Talking About the Stock Market (5) - How Should a Retail Investor Think About Gold?
Preface: I wrote this "Talking About the Stock Market" series from the perspective of an ordinary retail investor and non-finance professional, as a small memorial to more than ten years in markets. Data shows what happened in the past, but it can still serve as reference for decisions today. The thinking behind indicators is worth revisiting.
Over the past decades, the highest annual gold gain was about 31%. But in 2025, gold was up more than 60% (as of Dec 9), breaking history. While the broader index struggled around 4000, gold approached 4400. The ChinaAMC Gold ETF (518850) was up 50%+ this year (as of Dec 9), likely beating most retail investors. Looking back at my daily stress selecting stocks and timing entries, reading reports, chasing rumors, waking up at night to check U.S. markets—honestly, it may have been better to just go all-in on this ETF at the start of the year.

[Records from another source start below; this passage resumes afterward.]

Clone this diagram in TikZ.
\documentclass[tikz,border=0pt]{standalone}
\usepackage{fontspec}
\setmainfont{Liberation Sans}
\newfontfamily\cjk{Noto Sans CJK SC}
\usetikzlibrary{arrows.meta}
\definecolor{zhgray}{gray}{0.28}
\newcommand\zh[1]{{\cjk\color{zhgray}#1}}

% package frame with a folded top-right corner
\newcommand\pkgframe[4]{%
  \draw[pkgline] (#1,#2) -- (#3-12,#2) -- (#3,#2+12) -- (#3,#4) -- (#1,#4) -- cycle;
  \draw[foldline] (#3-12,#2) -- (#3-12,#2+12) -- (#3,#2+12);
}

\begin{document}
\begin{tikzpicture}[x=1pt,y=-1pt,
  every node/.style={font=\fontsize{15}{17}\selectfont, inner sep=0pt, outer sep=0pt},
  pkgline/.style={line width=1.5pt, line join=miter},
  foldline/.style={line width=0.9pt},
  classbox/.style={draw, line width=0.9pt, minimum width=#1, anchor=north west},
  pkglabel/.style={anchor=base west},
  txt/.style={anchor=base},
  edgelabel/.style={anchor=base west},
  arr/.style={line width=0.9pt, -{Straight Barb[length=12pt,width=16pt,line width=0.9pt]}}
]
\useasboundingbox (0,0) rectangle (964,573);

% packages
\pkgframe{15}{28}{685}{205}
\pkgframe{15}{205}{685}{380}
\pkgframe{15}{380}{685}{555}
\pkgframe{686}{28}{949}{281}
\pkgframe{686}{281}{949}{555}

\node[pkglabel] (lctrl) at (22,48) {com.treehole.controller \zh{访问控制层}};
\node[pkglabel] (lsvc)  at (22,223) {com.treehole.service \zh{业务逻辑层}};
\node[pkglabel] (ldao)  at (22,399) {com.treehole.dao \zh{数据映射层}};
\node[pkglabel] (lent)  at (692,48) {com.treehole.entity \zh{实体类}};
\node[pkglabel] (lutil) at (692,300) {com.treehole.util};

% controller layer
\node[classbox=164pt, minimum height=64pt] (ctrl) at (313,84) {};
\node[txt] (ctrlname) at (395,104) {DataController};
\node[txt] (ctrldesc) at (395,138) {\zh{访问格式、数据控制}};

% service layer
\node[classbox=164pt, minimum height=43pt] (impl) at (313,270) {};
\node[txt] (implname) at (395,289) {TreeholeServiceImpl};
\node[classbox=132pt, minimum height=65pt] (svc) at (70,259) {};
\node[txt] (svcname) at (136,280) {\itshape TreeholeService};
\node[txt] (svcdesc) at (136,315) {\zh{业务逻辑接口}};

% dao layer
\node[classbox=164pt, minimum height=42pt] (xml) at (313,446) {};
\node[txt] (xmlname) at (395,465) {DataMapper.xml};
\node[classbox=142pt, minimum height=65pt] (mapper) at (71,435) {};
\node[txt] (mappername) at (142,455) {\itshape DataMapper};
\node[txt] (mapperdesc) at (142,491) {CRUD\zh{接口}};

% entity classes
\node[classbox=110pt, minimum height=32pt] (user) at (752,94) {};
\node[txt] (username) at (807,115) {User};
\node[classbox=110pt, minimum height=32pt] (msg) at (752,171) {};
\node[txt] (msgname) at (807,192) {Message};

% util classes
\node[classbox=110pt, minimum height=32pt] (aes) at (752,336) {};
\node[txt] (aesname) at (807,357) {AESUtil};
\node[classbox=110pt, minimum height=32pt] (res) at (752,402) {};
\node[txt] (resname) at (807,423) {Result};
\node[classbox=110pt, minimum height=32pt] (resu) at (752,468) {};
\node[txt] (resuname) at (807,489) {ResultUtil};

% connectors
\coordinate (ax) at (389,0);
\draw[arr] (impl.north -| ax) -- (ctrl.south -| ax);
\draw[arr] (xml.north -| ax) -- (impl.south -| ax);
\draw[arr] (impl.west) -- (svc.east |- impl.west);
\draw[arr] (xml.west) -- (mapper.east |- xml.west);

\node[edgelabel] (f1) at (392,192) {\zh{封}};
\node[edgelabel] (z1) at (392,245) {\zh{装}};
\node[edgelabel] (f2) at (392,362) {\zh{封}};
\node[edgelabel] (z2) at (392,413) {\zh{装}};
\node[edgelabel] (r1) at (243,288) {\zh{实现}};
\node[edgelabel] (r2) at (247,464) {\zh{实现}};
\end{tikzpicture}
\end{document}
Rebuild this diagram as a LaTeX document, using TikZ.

First, even for professionals, gold is hard to model. Xiao Lin discussed this too: short-term drivers like speculation and risk-off are hard to quantify. Where is a "reasonable" price? When is it overbought? Institutions struggle too. So the best you can do is watch a few basic indicators.
So, as an ordinary retail investor, what can you track?
1. Gold Price
- USD-priced gold futures: search for COMEX Gold (GC00Y) in Eastmoney; trades nearly 24/7.
- RMB spot price: search AU9999 in Eastmoney.
- USD Index: add it to watchlist too; the basic logic is that a stronger USD tends to pressure USD-priced gold (USD up → gold down; USD down → gold up).
- Historical gold prices: data from the World Gold Council is authoritative and free.
2. How to Check "Central Bank Buying Gold"?
- Visit: SAFE
- Navigate: "Statistics" → "Foreign Exchange Reserves" → "Official Reserve Assets"
Link: SAFE - Official reserve assets - Choose HTML format
You can compute month-over-month changes yourself. For example, in Nov 2025 the central bank bought another 30,000 ounces. As long as the central bank keeps buying, the market tends to believe the long-term story is okay. After a pause for a few months last year, it resumed buying small amounts monthly—almost like a DCA behavior. When gold was around 2000, the buying was more aggressive; now it is more like "a symbolic purchase".

Note: central bank buying is strategic reserve management (hedging USD credit risk), not like retail trading. Historically, the central bank has not sold gold. Lower buying recently could mean USD risk looks manageable in the short term, and gold price is high. But these stats are lagging; who knows what they will do later.
Also: the chart shows official FX reserves (excluding gold) around $3.3T. The last similar high was in 2014 (~$4T), and within a year A-shares saw a big bull market. The simplistic logic: massive reserves stabilize the RMB exchange rate, which is foundational to attracting foreign investment. Many people are bullish on China's 2026 stock market; this may be one underlying factor.
3. Gold-Silver Ratio
Basic logic: gold and silver are often co-produced. Using 2024 data, for every 1 jin of gold mined, about 10 jin of silver is also mined. So the "factory ratio" is 1:10. But gold is globally treated as a quasi-currency and core asset, so the market ratio historically ranges around 1:50 to 1:80:

Historically:
- ratio < 50: silver may be relatively expensive vs gold; gold looks better value
- ratio > 80: silver may be relatively cheap vs gold, or gold may be overbought; silver-related exposure may be more attractive
- ratio 50–80: both can be considered
Over the past 20 years, when the ratio breaks above 80:1, silver's average gain over the next 12 months was ~35%, with peaks over 100%. Often, in the later stage of a gold bull run, silver catches up quickly. Some argue that silver is basically a leveraged trade on gold's main uptrend.
4. Debt and Macro Backdrop
One common view: the surge in gold and silver reflects a global bet on a major credit downturn. Global money supply is around $114T, while global debt is about $338T—~2.94× global GDP.

Many countries run persistent deficits. The U.S. is a typical case, where even interest costs feel heavy. The 40-year debt-driven growth model may be approaching its limit.
Some argue gold correlates with U.S. debt-to-GDP (roughly inversely with credit). With higher uncertainty in U.S. GDP (trade wars, AI bubbles, etc.) and already high debt, risk-off sentiment pushes gold higher. The old saying "buy gold in chaotic times" still seems to carry weight.
5. Closing
On Oct 7, 2025, Goldman raised its Dec 2026 gold target from $4,300/oz to $4,900/oz. But the -5% big down day on Oct 22 may take time to digest: some statistics suggest after a -5% day, the probability of fully recovering within 60 days is below 30%. As of Dec 10, price indeed has not retested the Oct 22 high.
To push gold further, we likely need even stronger risk-off sentiment.